Friday, August 8, 2014

Students as Digital Instructional Leaders

Digital learning is HUGE in the Castleberry Independent School District. Last year, the introduction of required digital infused lessons by all teachers was implemented into the district and the technological advances of all parties involved soared. As a principal, it was with great pride and joy that I had the pleasure of seeing, first hand, the genius of knowledge regarding technology in our students.

As the district goal, this year, is to establish an even higher level of learning from the students with the Bloom's Digital Taxonomy Model as a (continued) guide, I decided what better way for teachers to be knowledgeable with the model, inside and out, than to have the students become the teachers.
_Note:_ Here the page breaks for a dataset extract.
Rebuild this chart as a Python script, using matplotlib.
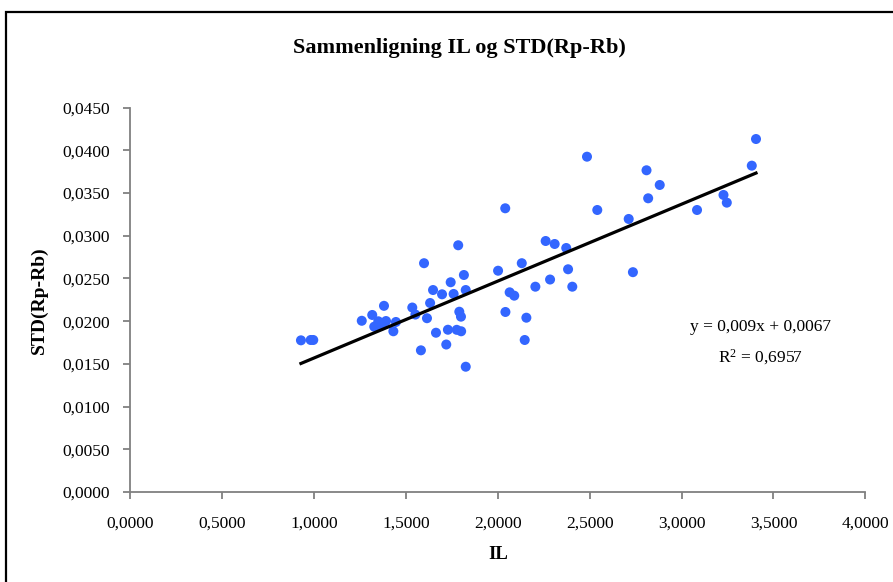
import numpy as np
import matplotlib
matplotlib.use('Agg')
import matplotlib.pyplot as plt
from matplotlib.patches import Rectangle
from matplotlib.ticker import FuncFormatter, MultipleLocator

# IL (x) and STD(Rp-Rb) (y)
il = [0.928, 0.981, 0.995, 1.259, 1.316, 1.380, 1.327, 1.349, 1.391, 1.364,
      1.431, 1.445, 1.534, 1.551, 1.581, 1.598, 1.614, 1.631, 1.647, 1.663,
      1.696, 1.719, 1.728, 1.743, 1.759, 1.784, 1.776, 1.790, 1.799, 1.800,
      1.815, 1.825, 1.825, 2.001, 2.040, 2.041, 2.064, 2.089, 2.130, 2.155,
      2.146, 2.204, 2.260, 2.309, 2.284, 2.372, 2.382, 2.405, 2.485, 2.541,
      2.712, 2.735, 2.809, 2.818, 2.881, 3.084, 3.228, 3.246, 3.382, 3.405]
std = [0.01776, 0.0178, 0.0178, 0.02005, 0.02073, 0.02180, 0.01936, 0.01999, 0.02002, 0.01947,
       0.01882, 0.01991, 0.02160, 0.02078, 0.01659, 0.02679, 0.02035, 0.02213, 0.02365, 0.01865,
       0.02315, 0.01727, 0.01900, 0.02456, 0.02319, 0.02889, 0.01899, 0.02111, 0.02053, 0.01882,
       0.02541, 0.02365, 0.01467, 0.02591, 0.03322, 0.02108, 0.02338, 0.02299, 0.02679, 0.02041,
       0.01780, 0.02404, 0.02939, 0.02904, 0.02488, 0.02857, 0.02608, 0.02404, 0.03926, 0.03302,
       0.03197, 0.02574, 0.03767, 0.03439, 0.03595, 0.03302, 0.03478, 0.03388, 0.03821, 0.04133]

# linear trendline as printed on the chart
slope = 0.009
intercept = 0.0067
r2 = 0.6957

fig = plt.figure(figsize=(8.93, 5.82), dpi=100)
ax = fig.add_axes([0.1461, 0.1546, 0.8229, 0.6604])

serif = 'Liberation Serif'

ax.scatter(il, std, s=52, color='#3366FF', edgecolors='none', zorder=3)

x_line = np.array([min(il), max(il)])
ax.plot(x_line, slope * x_line + intercept, color='black', lw=2.3, zorder=4)

ax.set_xlim(0, 4.0)
ax.set_ylim(0, 0.045)
ax.xaxis.set_major_locator(MultipleLocator(0.5))
ax.yaxis.set_major_locator(MultipleLocator(0.005))
comma = FuncFormatter(lambda v, p: ('%.4f' % v).replace('.', ','))
ax.xaxis.set_major_formatter(comma)
ax.yaxis.set_major_formatter(comma)

for side in ['top', 'right']:
    ax.spines[side].set_visible(False)
for side in ['left', 'bottom']:
    ax.spines[side].set_color('#808080')
    ax.spines[side].set_linewidth(1.3)
ax.tick_params(direction='out', length=5, width=1.3, color='#808080', labelsize=12.5)
ax.tick_params(axis='y', pad=10)
ax.tick_params(axis='x', pad=12)
for lab in ax.get_xticklabels() + ax.get_yticklabels():
    lab.set_fontfamily(serif)

ax.set_xlabel('IL', fontfamily=serif, fontweight='bold', fontsize=13.5, labelpad=10)
ax.set_ylabel('STD(Rp-Rb)', fontfamily=serif, fontweight='bold', fontsize=14, labelpad=10)

fig.text(0.515, 0.917, 'Sammenligning IL og STD(Rp-Rb)', ha='center', va='center',
         fontfamily=serif, fontweight='bold', fontsize=16)

eq = 'y = ' + ('%.3f' % slope).replace('.', ',') + 'x + ' + ('%.4f' % intercept).replace('.', ',')
fig.text(760 / 893, 1 - 327 / 582, eq, ha='center', va='center',
         fontfamily=serif, fontsize=12.5)
fig.text(760 / 893, 1 - 357 / 582, '$\\mathregular{R^2}$ = ' + ('%.4f' % r2).replace('.', ','),
         ha='center', va='center', fontfamily=serif, fontsize=12.5)

# chart border
fig.patches.append(Rectangle((6 / 893, -0.1), 1.2, 1.1 - 12 / 582, transform=fig.transFigure,
                             fill=False, edgecolor='black', lw=1.6))

fig.savefig('out.png', dpi=100)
Thus, a schedule has been developed for during weekly advisory (between the community service projects and the guest speakers) for students to model what they learned last year from their teachers. Each student will use a different web 2.0 or 3.0 web and develop an infused lesson, directing the class/teacher how to participate. A rubric will be developed so the expectations will be noted from the beginning, and each participate in the class will offer positive/constructive feedback in a written format.

As REACH High School is an at-risk "school of choice" alternative accelerated high school with 45-50 students, initially, each student will only be teaching about 12 individuals. The rubric will indicate, for the brave ones who would like to take it a step further, to truly excel the student may choose to present the lesson in front of the entire school. Those presenting to the entire school may take it even a step further by consenting to be recorded for the district's YouTube channel.

Our students constantly amaze me, and I am very excited to see where our students will take us on our new journey.